The more I wrote, the more real I felt, and the songs wouldn’t stop pouring out. I had never really played the piano or written songs - at school I played the saxophone - but the songs I was now writing moved people when I performed them. I began training with a vocal coach and eventually quit my high paying corporate job so that I could be around everyday people. I started making coffee for a living and found inspiration to follow my dreams from the people who came to cross my path.
As my confidence grew, things started slowly happening with my music. I recorded a demo on my PC and one of the songs was rerecorded and pitched to Wind-Up records for Evanescence by Roy Ayers Jnr. Although unsuccessful, the experience encouraged me to continue, and I started gigging at songwriter nights around Sydney every week. The response was inspiring, and the experience of a room full of people holding their breath while I played solidified my determination to pursue my dream of having my songs heard by the world……and heard with my voice.

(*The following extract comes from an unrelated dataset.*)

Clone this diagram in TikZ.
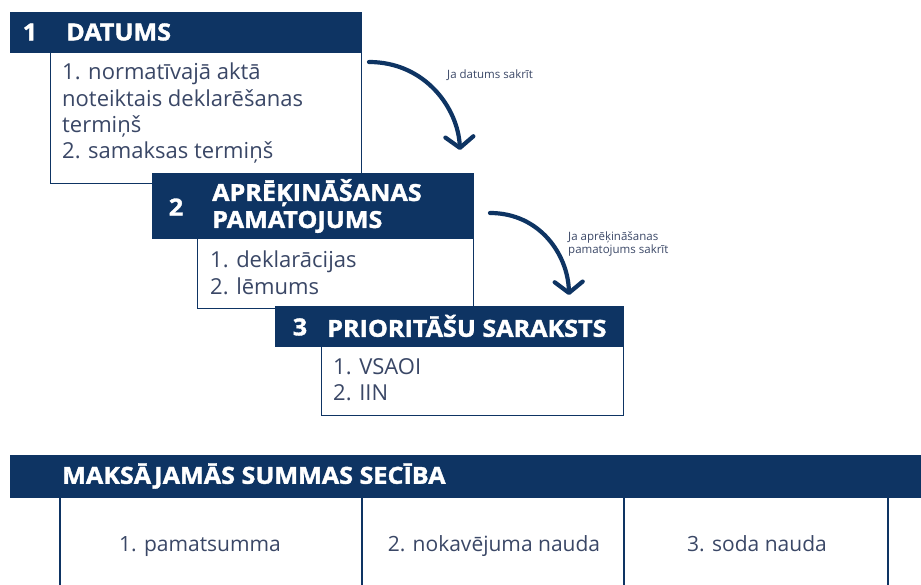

While the events that disconnected and reconnected me with my music have been both intense and agonising, they have been instrumental in showing me how necessary it is to actively make choices to pursue my dreams and have shown me a determination and passion that exists within us all. Consequently I have left Australia and am taking my music to the world. I am recording in LA with Jeff Blue (Linkin Park, Macy Gray, Limp Bizkit, Korn) and will be releasing the next EP in early to Mid 2009.
The songs that have been selected to appear on the current EP, 'Who I've Become' are chosen because they best reflect, as a body of work, the process of awareness that was necessary to recognise the longing for my truth - about my lies, my soul, my music, my being and my not being.